OSU is planning to enforce a campus-wide tobacco ban in January 2014 that will prohibit the use of cigarettes and other products on campus.

OSU is planning to enforce a campus-wide tobacco ban in January 2014 that will prohibit the use of cigarettes and other products on campus. Credit: Lantern file photo

If a campus-wide ban is created but not enforced, did it happen at all?

Technically, the looming Ohio State tobacco-ban has been implemented in its education stage but not enforced on campus all semester, but it’s not uncommon to see smokers casually lighting up in buildings’ loading docks. Technically, when the ban is expected to be enforced in January 2014, rule-breakers won’t be held to strict and immediate repercussions for smoking between classes or on the walk to their car.

So, technically, does it matter?

Based on the reporting The Lantern has done over the past year, we think not.

In theory, the campus-wide smoking ban is a great idea. Smoking is bad for the health of smokers and others around them, so naturally it makes sense for a university like OSU, with a world-renowned Medical Center and cutting edge research, to be against it.

In theory, it’s understandable why some students or staff would be upset about being forced to stop smoking on campus. No one likes an inconvenient rule change, whether the university has the right to make that decision or not. Which it does.

Also in theory, it would be a ridiculous use of resources to have our university police officers stopping students on the Oval and asking them to put out their cigs, or showing up in the back row of lecture halls to tell students they can’t use chewing tobacco.

So in reality, what should the smoking ban do? The answer is nothing, which is demonstrated by the lack of serious enforcement behind the plan.

The tobacco-ban is all bark, no bite.

In July 2012, the Ohio Board of Regents, an Ohio governing education body, recommended all Ohio public universities implement a tobacco ban. OSU followed suit with its own ban that was initially expected to be launched in August, according to a university-wide email sent by former OSU President E. Gordon Gee.

But August rolled around and the ban was pushed back.

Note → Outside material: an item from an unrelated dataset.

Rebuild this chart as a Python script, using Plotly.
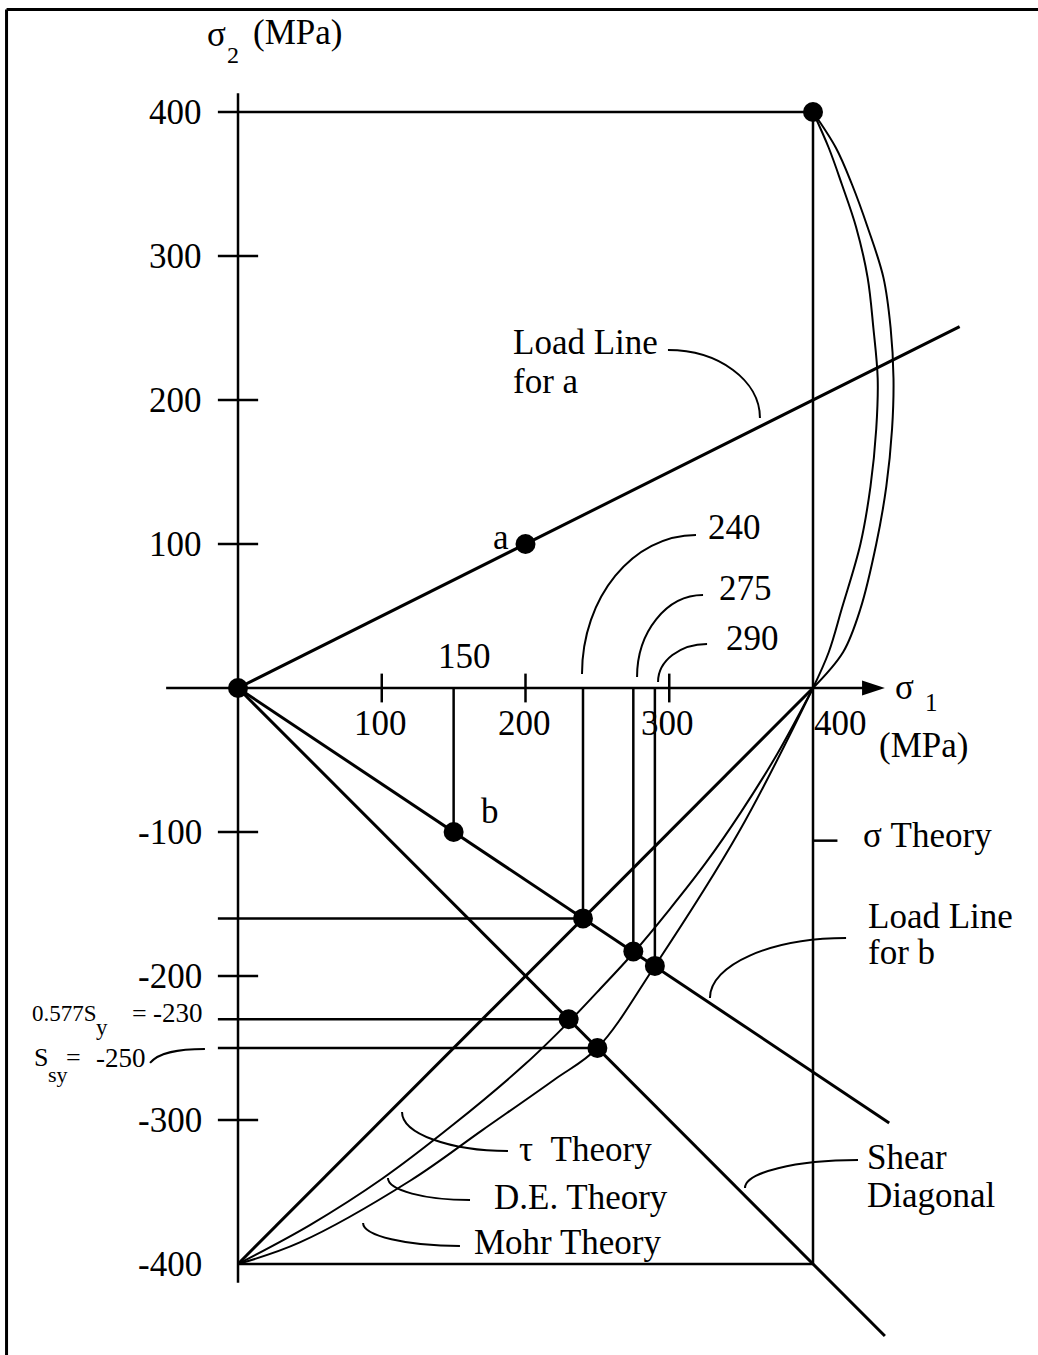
import plotly.graph_objects as go

FONT = "Liberation Serif"
INK = "black"

# ---------------- data (MPa) ----------------
# principal stress axes
s1_axis = [-50, 444]
s2_axis = [-413, 413]
s1_ticks = [100, 200, 300]
s1_tick_text = ["100", "200", "300"]
s2_ticks = [300, 200, 100, -100, -200, -300]
s2_label_values = [400, 300, 200, 100, -100, -200, -300, -400]
s2_label_text = ["400", "300", "200", "100", "-100", "-200", "-300", "-400"]

# yield strength (sigma theory square)
Sy = 400

# load points and load lines
a_s1, a_s2 = 200, 100
b_s1, b_s2 = 150, -100
load_a_s1 = [0, 200, 502]
load_a_s2 = [0, 100, 251]
load_b_s1 = [0, 150, 453]
load_b_s2 = [0, -100, -302]

# failure points on load line b (tau, D.E., Mohr)
fail_s1 = [240, 275, 290]
fail_s2 = [-160, -183, -193]

# shear diagonal and its points (0.577Sy, Ssy)
shear_s1 = [0, 250, 450]
shear_s2 = [0, -250, -450]
shear_pts_s1 = [230, 250]
shear_pts_s2 = [-230, -250]

# tau theory edge in the fourth quadrant
tau_s1 = [0, 400]
tau_s2 = [-400, 0]

# D.E. theory boundary, fourth quadrant
de_s1 = [400, 375, 350, 325, 300, 275, 250, 230, 200, 150, 100, 50, 0]
de_s2 = [0, -46, -86, -122, -154, -184, -211, -232, -261, -303, -341, -373, -400]

# Mohr theory boundary, fourth quadrant
mohr_s1 = [400, 349, 290, 250, 220, 170, 120, 43, 0]
mohr_s2 = [0, -99, -193, -250, -272, -307, -342, -385, -400]

# first-quadrant boundaries from (400, 400) down to (400, 0)
q1_s2 = [400, 375, 350, 320, 285, 250, 215, 180, 140, 100, 55, 25, 0]
q1_inner_s1 = [400, 411, 420, 430, 438, 442, 445, 444, 440, 433, 420, 411, 400]
q1_outer_s1 = [400, 416, 427, 438, 449, 454, 456, 455, 451, 444, 433, 421, 400]

# ---------------- styling ----------------
TICK_Y = 14      # half length of sigma2 ticks (in sigma1 units)
TICK_X = 10      # half length of sigma1 ticks (in sigma2 units)
AXIS_W = 2.5
LOAD_W = 3
CURVE_W = 2
LEADER_W = 2
DOT = 20
BIG = 35

fig = go.Figure()


def seg_trace(xs, ys, width):
    fig.add_trace(go.Scatter(x=xs, y=ys, mode="lines",
                             line=dict(color=INK, width=width),
                             hoverinfo="skip", showlegend=False))


def segments(pairs):
    xs, ys = [], []
    for (x0, y0, x1, y1) in pairs:
        xs += [x0, x1, None]
        ys += [y0, y1, None]
    return xs, ys


# axes
seg_trace(s1_axis, [0, 0], AXIS_W)
seg_trace([0, 0], s2_axis, AXIS_W)

# tick marks
xs, ys = segments([(t, TICK_X, t, -TICK_X) for t in s1_ticks])
seg_trace(xs, ys, AXIS_W)
xs, ys = segments([(-TICK_Y, t, TICK_Y, t) for t in s2_ticks])
seg_trace(xs, ys, AXIS_W)

# sigma theory square (first/fourth quadrant edges)
xs, ys = segments([(-TICK_Y, Sy, Sy, Sy), (Sy, Sy, Sy, -Sy), (0, -Sy, Sy, -Sy)])
seg_trace(xs, ys, AXIS_W)

# sigma theory tag
seg_trace([Sy, Sy + 17], [-106, -106], AXIS_W)

# drop lines to the sigma1 axis
drops = [(b_s1, 0, b_s1, b_s2)] + [(x, 0, x, y) for x, y in zip(fail_s1, fail_s2)]
xs, ys = segments(drops)
seg_trace(xs, ys, AXIS_W)

# horizontal reference lines to the sigma2 axis
refs = [(-TICK_Y, fail_s2[0], fail_s1[0], fail_s2[0])] + \
       [(-TICK_Y, y, x, y) for x, y in zip(shear_pts_s1, shear_pts_s2)]
xs, ys = segments(refs)
seg_trace(xs, ys, AXIS_W)

# load lines, shear diagonal, tau edge
seg_trace(load_a_s1, load_a_s2, LOAD_W)
seg_trace(load_b_s1, load_b_s2, LOAD_W)
seg_trace(shear_s1, shear_s2, LOAD_W)
seg_trace(tau_s1, tau_s2, LOAD_W)

# curved boundaries
for cx, cy in [(de_s1, de_s2), (mohr_s1, mohr_s2),
               (q1_inner_s1, q1_s2), (q1_outer_s1, q1_s2)]:
    fig.add_trace(go.Scatter(x=cx, y=cy, mode="lines",
                             line=dict(color=INK, width=CURVE_W, shape="spline", smoothing=1.0),
                             hoverinfo="skip", showlegend=False))

# points
pts_x = [0, a_s1, b_s1, Sy] + fail_s1 + shear_pts_s1
pts_y = [0, a_s2, b_s2, Sy] + fail_s2 + shear_pts_s2
fig.add_trace(go.Scatter(x=pts_x, y=pts_y, mode="markers",
                         marker=dict(color=INK, size=DOT, line=dict(width=0)),
                         hoverinfo="skip", showlegend=False))

# arrow head on the sigma1 axis
fig.add_trace(go.Scatter(x=[450], y=[0], mode="markers",
                         marker=dict(symbol="arrow", angle=90, size=24, color=INK,
                                     line=dict(width=0)),
                         hoverinfo="skip", showlegend=False))

# ---------------- leader curves ----------------
K = 0.5523


def arc(x0, y0, x1, y1, start="h"):
    if start == "h":
        c1 = (x0 + K * (x1 - x0), y0)
        c2 = (x1, y1 + K * (y0 - y1))
    else:
        c1 = (x0, y0 + K * (y1 - y0))
        c2 = (x1 + K * (x0 - x1), y1)
    return f"M {x0},{y0} C {c1[0]},{c1[1]} {c2[0]},{c2[1]} {x1},{y1}"


leaders = [
    arc(299.1, 234.7, 363.1, 187.5, "h"),     # load line for a
    arc(318.6, 106.3, 239.3, 9.7, "h"),       # 240
    arc(323.5, 64.6, 277.6, 7.6, "h"),        # 275
    arc(326.3, 30.6, 292.2, 4.2, "h"),        # 290
    arc(423.0, -173.6, 328.3, -215.3, "h"),   # load line for b
    arc(431.3, -327.8, 352.7, -347.2, "h"),   # shear diagonal
    arc(114.1, -294.4, 187.8, -321.5, "v"),   # tau theory
    arc(104.3, -340.3, 161.4, -355.6, "v"),   # D.E. theory
    arc(87.0, -371.5, 154.4, -387.5, "v"),    # Mohr theory
    "M -61.2,-260.4 C -55,-253 -42,-250.7 -23,-250.7",  # Ssy
]

shapes = [dict(type="path", path=p, xref="x", yref="y",
               line=dict(color=INK, width=LEADER_W)) for p in leaders]

# page frame (top and left edges)
shapes.append(dict(type="line", xref="paper", yref="paper",
                   x0=0.0063, x1=1.0, y0=1 - 9.5 / 1355, y1=1 - 9.5 / 1355,
                   line=dict(color=INK, width=3)))
shapes.append(dict(type="line", xref="paper", yref="paper",
                   x0=0.0063, x1=0.0063, y0=0, y1=1 - 9.5 / 1355,
                   line=dict(color=INK, width=3)))

# ---------------- text ----------------
annotations = []


def label(text, x, y, size=BIG, xanchor="left", yanchor="middle"):
    annotations.append(dict(text=text, x=x, y=y, xref="x", yref="y",
                            showarrow=False, xanchor=xanchor, yanchor=yanchor,
                            borderpad=0,
                            font=dict(size=size, family=FONT, color=INK)))


for v, t in zip(s2_label_values, s2_label_text):
    label(t, -24.3, v, xanchor="right")
for v, t in zip(s1_ticks, s1_tick_text):
    label(t, v - 1, -24.3, xanchor="center")
label("400", 418.8, -24.3, xanchor="center")
label("(MPa)", 477.2, -39.6, xanchor="center")

label("σ", 463.5, 0.5, xanchor="center")
label("1", 482.5, -10.4, size=25, xanchor="center")

label("σ", -15.3, 453.8, xanchor="center")
label("2", -3.5, 439.6, size=24, xanchor="center")
label("(MPa)", 9.7, 455.2)

label("Load Line", 190.6, 239.6)
label("for a", 190.6, 213.2)
label("a", 183.0, 104.6, xanchor="center")
label("b", 175.3, -86.1, xanchor="center")

label("150", 157.9, 22.2, xanchor="center")
label("240", 345.7, 111.8, xanchor="center")
label("275", 352.7, 69.4, xanchor="center")
label("290", 357.6, 34.7, xanchor="center")

label("σ Theory", 434.1, -102.4)
label("Load Line", 437.6, -159.0)
label("for b", 437.6, -184.0)
label("Shear", 436.9, -325.7)
label("Diagonal", 436.9, -352.1)

label("τ\u00a0 Theory", 194.8, -320.8)
label("D.E. Theory", 177.4, -353.5)
label("Mohr Theory", 163.5, -385.4)

# shear strength call-outs on the sigma2 side
label("0.577S", -144.2, -225.7, size=23)
label("y", -99.5, -235.5, size=23)
label("=", -68.2, -225.7, size=26, xanchor="center")
label("-230", -59.8, -225.7, size=27)
label("S", -142.6, -256.9, size=26)
label("sy", -132.9, -268.5, size=22)
label("=", -114.4, -256.9, size=26, xanchor="center")
label("-250", -99.5, -256.9, size=27)

fig.update_layout(
    width=1038, height=1355,
    margin=dict(l=0, r=0, t=0, b=0),
    paper_bgcolor="white", plot_bgcolor="white",
    showlegend=False,
    xaxis=dict(range=[-165.57, 556.52], visible=False, fixedrange=True),
    yaxis=dict(range=[-463.19, 477.78], visible=False, fixedrange=True),
    shapes=shapes,
    annotations=annotations,
    font=dict(family=FONT, color=INK),
)

fig.write_html("out.html")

Back in March at an editorial board interview with The Lantern, Gee discussed the ban which, at the time, would be recommended for adoption by the Board of Trustees the next month.

“We are recommending that we move to a tobacco-free campus. I think that’s very important,” Gee said. “We have a tobacco-free medical center and now we want to have a tobacco-free campus.”

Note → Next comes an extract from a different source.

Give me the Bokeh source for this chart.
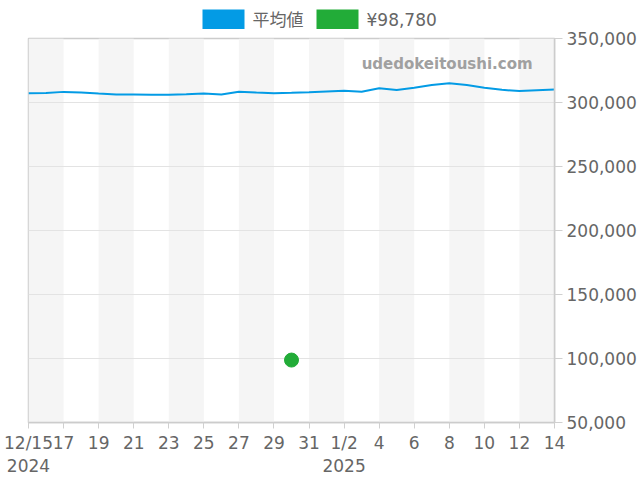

At the time, Gee did not specify the methods the university would use to enforce it.

Until very recently, no one had.

In September, The Lantern reported the smoking ban would not be enforced by university police but instead, reported offenders would be held accountable to OSU Human Resources and the Student Code of Conduct.

Punishments for students could range from letters of reprimand, which are written letters issued because of a student’s misconduct, to dismissal.

Anyone can report a violation, but the question is who would take the time to do such a thing?

For this we reference the bystander effect, a psychological phenomenon in which individuals do not offer help to a person in need if there are other people around who they assume will do it instead.

Except in this case there is no victim, it’s a smoker lurking behind the Ohio Union, and 911 isn’t involved. It’s instead the heavy hand of an OSU crackdown.

Would you call this one in? Our guess is no.

If OSU wants a ban to be taken seriously, then the university should focus on creating rules it knows it can and will enforce.